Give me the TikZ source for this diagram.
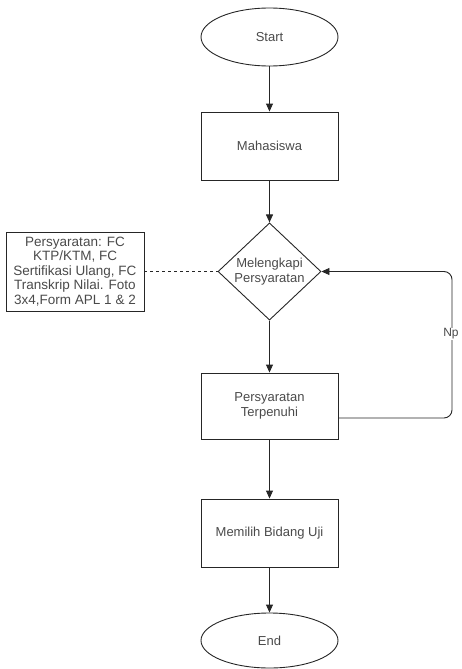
\documentclass[tikz,border=0pt]{standalone}
\usepackage{fontspec}
\setmainfont{Liberation Sans}
\usetikzlibrary{shapes.geometric,arrows.meta}
\definecolor{txt}{HTML}{4A4A4A}
\definecolor{ln}{HTML}{262626}
\tikzset{
  base/.style={draw=ln, line width=0.9pt, text=txt, font=\fontsize{13}{15}\selectfont, align=center, inner sep=0pt},
  term/.style={base, ellipse, minimum width=137pt, minimum height=58pt},
  procbox/.style={base, rectangle, minimum width=137pt, minimum height=68pt},
  decide/.style={base, diamond, minimum width=103pt, minimum height=90pt},
  note/.style={base, rectangle, minimum width=138pt, minimum height=79pt, font=\fontsize{13.5}{14.6}\selectfont},
  flow/.style={draw=ln, line width=0.9pt, -{Triangle[length=8pt,width=7pt]}},
}
\begin{document}
\begin{tikzpicture}[x=1pt,y=-1pt]
\useasboundingbox (0,0) rectangle (461,669);
\node[term] (start) at (269.5,37) {Start};
\node[procbox] (mhs) at (269.5,146) {Mahasiswa};
\node[decide] (lengkap) at (269.5,271.5) {Melengkapi\\Persyaratan};
\node[procbox, minimum height=66pt] (penuh) at (269.5,406) {Persyaratan\\Terpenuhi};
\node[procbox] (bidang) at (269.5,533) {Memilih Bidang Uji};
\node[term, minimum height=55pt] (end) at (269.5,640.5) {End};
\node[note] (syarat) at (75,271.5) {Persyaratan: FC\\KTP/KTM, FC\\Sertifikasi Ulang, FC\\Transkrip Nilai. Foto\\3x4,Form APL 1 \& 2};
\coordinate (loopout) at ([yshift=-12pt]penuh.east);
\coordinate (loopa) at (452,418);
\coordinate (loopb) at (452,271.5);
\draw[flow] (start) -- (mhs);
\draw[flow] (mhs) -- (lengkap);
\draw[flow] (lengkap) -- (penuh);
\draw[flow] (penuh) -- (bidang);
\draw[flow] (bidang) -- (end);
\draw[draw=ln, line width=0.9pt, dashed] (syarat.east) -- (lengkap.west);
\draw[flow, rounded corners=8pt] (loopout) -- (loopa) -- (loopb) -- (lengkap.east);
\node[fill=white, text=txt, font=\fontsize{12}{14}\selectfont, inner sep=1pt] (nolabel) at (451,334) {Np};
\end{tikzpicture}
\end{document}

********

▶ [Exercise goal]
Write out again every line above exactly as given; the pictures do not belong in the copy.

▶ [Final answer]
Give me the TikZ source for this diagram.
\documentclass[tikz,border=0pt]{standalone}
\usepackage{fontspec}
\setmainfont{Liberation Sans}
\usetikzlibrary{shapes.geometric,arrows.meta}
\definecolor{txt}{HTML}{4A4A4A}
\definecolor{ln}{HTML}{262626}
\tikzset{
  base/.style={draw=ln, line width=0.9pt, text=txt, font=\fontsize{13}{15}\selectfont, align=center, inner sep=0pt},
  term/.style={base, ellipse, minimum width=137pt, minimum height=58pt},
  procbox/.style={base, rectangle, minimum width=137pt, minimum height=68pt},
  decide/.style={base, diamond, minimum width=103pt, minimum height=90pt},
  note/.style={base, rectangle, minimum width=138pt, minimum height=79pt, font=\fontsize{13.5}{14.6}\selectfont},
  flow/.style={draw=ln, line width=0.9pt, -{Triangle[length=8pt,width=7pt]}},
}
\begin{document}
\begin{tikzpicture}[x=1pt,y=-1pt]
\useasboundingbox (0,0) rectangle (461,669);
\node[term] (start) at (269.5,37) {Start};
\node[procbox] (mhs) at (269.5,146) {Mahasiswa};
\node[decide] (lengkap) at (269.5,271.5) {Melengkapi\\Persyaratan};
\node[procbox, minimum height=66pt] (penuh) at (269.5,406) {Persyaratan\\Terpenuhi};
\node[procbox] (bidang) at (269.5,533) {Memilih Bidang Uji};
\node[term, minimum height=55pt] (end) at (269.5,640.5) {End};
\node[note] (syarat) at (75,271.5) {Persyaratan: FC\\KTP/KTM, FC\\Sertifikasi Ulang, FC\\Transkrip Nilai. Foto\\3x4,Form APL 1 \& 2};
\coordinate (loopout) at ([yshift=-12pt]penuh.east);
\coordinate (loopa) at (452,418);
\coordinate (loopb) at (452,271.5);
\draw[flow] (start) -- (mhs);
\draw[flow] (mhs) -- (lengkap);
\draw[flow] (lengkap) -- (penuh);
\draw[flow] (penuh) -- (bidang);
\draw[flow] (bidang) -- (end);
\draw[draw=ln, line width=0.9pt, dashed] (syarat.east) -- (lengkap.west);
\draw[flow, rounded corners=8pt] (loopout) -- (loopa) -- (loopb) -- (lengkap.east);
\node[fill=white, text=txt, font=\fontsize{12}{14}\selectfont, inner sep=1pt] (nolabel) at (451,334) {Np};
\end{tikzpicture}
\end{document}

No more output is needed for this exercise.